Top Stories was a prose periodical featuring experimental writing by women authors and artists. The series included staple-bound booklets by Jenny Holzer, Kathy Acker, Laurie Anderson, Pati Hill, Mary Kelly, Cookie Mueller, and others. The series also included visual contributions by artists such as David Armstrong, Joe Gibbons, Nan Goldin, Peter Hujar, Gary Indiana, Richard Prince and Leslie Thornton.
The series was published by Hallwalls Contemporary Arts Center in Buffalo, New York, an artist-run centre founded by Charles Clough, Robert Longo, Diane Bertolo, Nancy Dwyer, Larry Lundy, Cindy Sherman and Michael Zwack in 1974.
The 29 publications produced between 1978 and 1991 are now the subject of the an exhibition at The Netherlands Kunstverein. Complete sets of the series are somewhat rare, but not too prohibitively expensive that they needed to be displayed as rare objects under glass. This allows the museum to avoid the typical trappings of archival shows, and instead display the works on a magazine rack. The press release invites visitors to "browse, smell, read and touch the material for yourself."
In addition to the publications, the show features a newly commissioned two-channel film by Peggy Ahwesh, unpacking the Top Stories archives. Parallel to the exhibition, is the publication of Tense, a never-realized publication by Lucy Lippard and Jerry Kearns from 1984. It will be launched during Amsterdam Art Weekend, towards the end of the exhibition.

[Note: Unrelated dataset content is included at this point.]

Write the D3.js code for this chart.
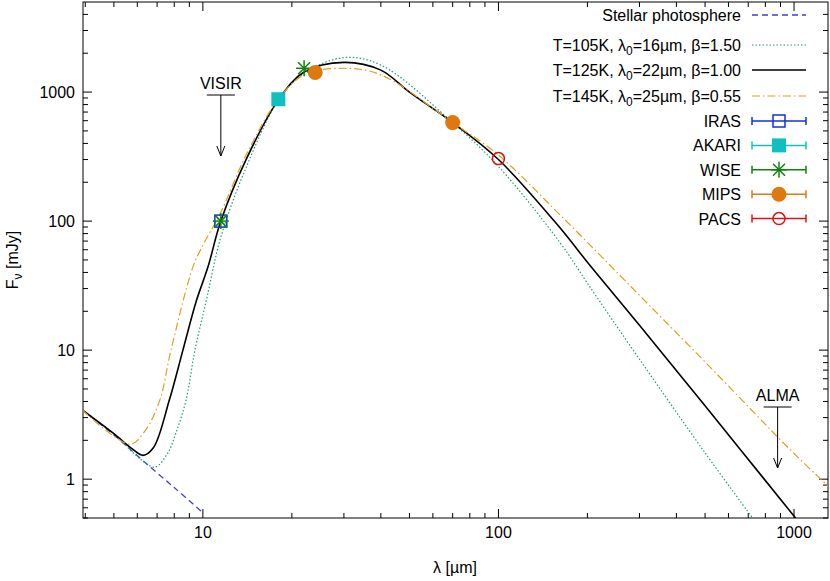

"As I listen to Turyn speaking to Ahwesh about Top Stories #9: Kathy Acker (1981), I pick up the issue in question and flip through it. In the film, Turyn describes how she took care of the imagery for this issue herself, after Acker wrote her a letter saying that she wanted ‘the photographs to undermine the text’. In response, Turyn walked through Manhattan, from 57th Street to Chelsea, with Acker’s text, New York City in 1979, in mind, taking photos that – while showing no direct connection to the text – similarly evoke the unique social landscape of Times Square. The chapbook is bookended by two photographs of a clothed woman sitting on a chair, with only her lower half visible. On the first page, her legs are closed and, in the last, they are wide open. Turyn initially thought the chapbook should finish with the image of the woman’s legs closed to signify the end of the book, but Acker wanted it the other way around, arguing: ‘Literature should be open-ended.’ It’s something that could also be said of this exhibition, which, through its pared back yet insightful presentation, shows the importance of letting writers speak for themselves, offering an experience that is as open-ended as Acker intended her work to be."